Penn Hills School District officials have posthumously named Bill Fralic Jr., a football standout and community icon, its latest distinguished alumni.
The award was given at a Sept. 30 school board meeting by district Athletic Director Stephanie Strauss to Fralic’s brother-in-law, Tom Brown.
“Bill has had an impact on the Penn Hills School District and Penn Hills athletics for decades and continues to help Penn Hills youth even after he passed away in 2018,” Strauss said.
Fralic, a 1981 graduate, won a WPIAL wrestling title and helped the high school football team win three PIAA championships. He would go on to become a University of Pittsburgh Hall of Famer and was drafted by the Atlanta Falcons in 1985.
He died December 2018 at age 56.
Through his foundation, Fralic was able to raise money for an athletic center named after the donor.

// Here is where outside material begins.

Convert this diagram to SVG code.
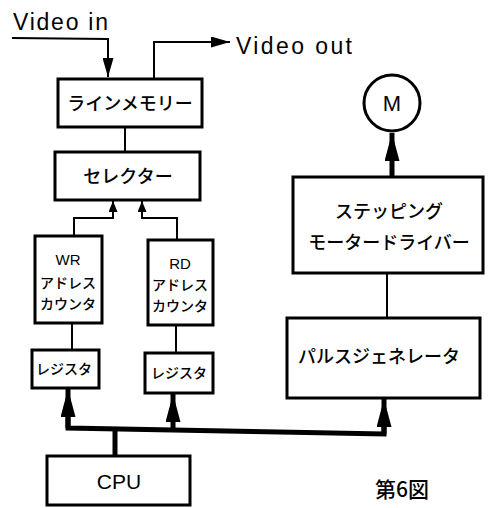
<svg xmlns="http://www.w3.org/2000/svg" width="493" height="508" viewBox="0 0 493 508">
<style>
.box{fill:#fff;stroke:#000;stroke-width:3}
.ln{fill:none;stroke:#000;stroke-width:2}
.bus{fill:none;stroke:#000;stroke-width:5;stroke-linejoin:miter}
.jp{font-family:"Noto Sans CJK JP","Noto Sans CJK SC",sans-serif;font-weight:500;fill:#000;text-anchor:middle}
.en{font-family:"Liberation Sans",Arial,sans-serif;fill:#000}
</style>
<defs>
<marker id="ah" viewBox="0 0 10 10" refX="10" refY="5" markerWidth="11" markerHeight="9" markerUnits="userSpaceOnUse" orient="auto" preserveAspectRatio="none">
<path d="M0,0 L10,5 L0,10 Z" fill="#000"/>
</marker>
<marker id="ahl" viewBox="0 0 10 10" refX="10" refY="5" markerWidth="19" markerHeight="11" markerUnits="userSpaceOnUse" orient="auto" preserveAspectRatio="none">
<path d="M0,0 L10,5 L0,10 Z" fill="#000"/>
</marker>
<marker id="ahb" viewBox="0 0 10 10" refX="10" refY="5" markerWidth="28" markerHeight="15" markerUnits="userSpaceOnUse" orient="auto" preserveAspectRatio="none">
<path d="M0,0 L10,5 L0,10 Z" fill="#000"/>
</marker>
</defs>

<text class="en" x="13" y="30" font-size="23" textLength="95" lengthAdjust="spacing">Video in</text>
<text class="en" x="236" y="54" font-size="23" textLength="116" lengthAdjust="spacing">Video out</text>

<g id="connectors">
<polyline class="ln" points="12,38 108,39 108,77" marker-end="url(#ahl)"/>
<polyline class="ln" points="154,78 154,42 230,42" marker-end="url(#ahl)"/>
<line class="ln" x1="125" y1="127" x2="125" y2="152"/>
<polyline class="ln" points="74,236 74,218 113,218 113,201" marker-end="url(#ah)"/>
<polyline class="ln" points="177,240 177,218 142,218 142,201" marker-end="url(#ah)"/>
<line class="ln" x1="72" y1="323" x2="72" y2="349"/>
<line class="ln" x1="176" y1="325" x2="176" y2="352"/>
<line class="ln" x1="387" y1="273" x2="387" y2="318"/>
<line class="bus" x1="392" y1="177" x2="392" y2="133" marker-end="url(#ahb)"/>
<polyline class="bus" points="68,400 68,428 384,434 384,410"/>
<line class="bus" x1="68" y1="428" x2="68" y2="389" marker-end="url(#ahb)"/>
<line class="bus" x1="173" y1="430" x2="173" y2="394" marker-end="url(#ahb)"/>
<line class="bus" x1="384" y1="434" x2="384" y2="399" marker-end="url(#ahb)"/>
<line class="bus" x1="115" y1="429" x2="115" y2="456"/>
</g>

<g id="line-memory">
<rect class="box" x="58" y="79" width="144" height="48"/>
<text class="jp" x="130" y="110" font-size="18">ラインメモリー</text>
</g>
<g id="selector">
<rect class="box" x="55" y="152" width="145" height="48"/>
<text class="jp" x="128" y="183" font-size="18">セレクター</text>
</g>
<g id="wr-counter">
<rect class="box" x="35" y="236" width="67" height="87"/>
<text class="en" x="68" y="265" font-size="15" text-anchor="middle">WR</text>
<text class="jp" x="68" y="288" font-size="14">アドレス</text>
<text class="jp" x="68" y="309" font-size="14">カウンタ</text>
</g>
<g id="rd-counter">
<rect class="box" x="148" y="240" width="65" height="85"/>
<text class="en" x="180" y="269" font-size="15" text-anchor="middle">RD</text>
<text class="jp" x="180" y="290" font-size="14">アドレス</text>
<text class="jp" x="180" y="311" font-size="14">カウンタ</text>
</g>
<g id="wr-register">
<rect class="box" x="32" y="350" width="67" height="38"/>
<text class="jp" x="64" y="374" font-size="14" font-weight="700">レジスタ</text>
</g>
<g id="rd-register">
<rect class="box" x="145" y="353" width="68" height="40"/>
<text class="jp" x="179" y="378" font-size="14" font-weight="700">レジスタ</text>
</g>
<g id="motor">
<circle cx="392" cy="103" r="28" fill="#fff" stroke="#000" stroke-width="3"/>
<text class="en" x="392" y="111" font-size="22" text-anchor="middle">M</text>
</g>
<g id="stepping-driver">
<rect class="box" x="293" y="177" width="190" height="96"/>
<text class="jp" x="389" y="218" font-size="18">ステッピング</text>
<text class="jp" x="389" y="249" font-size="18">モータードライバー</text>
</g>
<g id="pulse-generator">
<rect class="box" x="287" y="318" width="193" height="80"/>
<text class="jp" x="379" y="363" font-size="18">パルスジェネレータ</text>
</g>
<g id="cpu">
<rect class="box" x="47" y="456" width="143" height="49"/>
<text class="en" x="119" y="489" font-size="21" text-anchor="middle">CPU</text>
</g>
<text class="jp" x="402" y="497" font-size="21" font-weight="400">第6図</text>
</svg>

It also paid for hotel rooms for the football team before the state championships.
Strauss said his wife, Susan, continues to sponsor the team’s sideline subscription and a new community center is in the works at the former Penn Hills library.
Brown thanked the district for the honor on behalf of the Fralic family.
“For those that knew Bill, he was larger than life,” Brown said. “He was an incredible person in many ways, and his amazing life started right here.”
Brown called Fralic one of the best players to come out of the state, and he never forgot his roots.
“Bill Fralic was and will always be a proud son of Penn Hills,” Brown said. “He personified the loyalty, toughness, history and pride that the Penn Hills community and school district represented.”
School board President Erin Vecchio nominated Fralic for the award.
“He was such a great person, and he’s such a friend to Penn Hills,” Vecchio said.
The district is working with the family to have a Fralic portrait placed in all three schools with the other distinguished alumni awardees, Leslie Mintz (2019) and Verneil “Ric” Williams (2018).
Mintz, a 1996 Penn Hills High School graduate and weapons system operator for naval fighter jets at Naval Air Station Oceana in Virginia Beach, was one of nine women who participated in a Missing Man Flyover in Maynardville, Tenn., during retired Navy Capt. Rosemary Mariner’s funeral Feb. 2, 2019.
Williams, a 1993 graduate, was named the 2018 Pennsylvania Direct Care Worker of the Year.
He has been in the health care field since 1997 and an aide at Extended Family Care in Wilkins Township since 2001.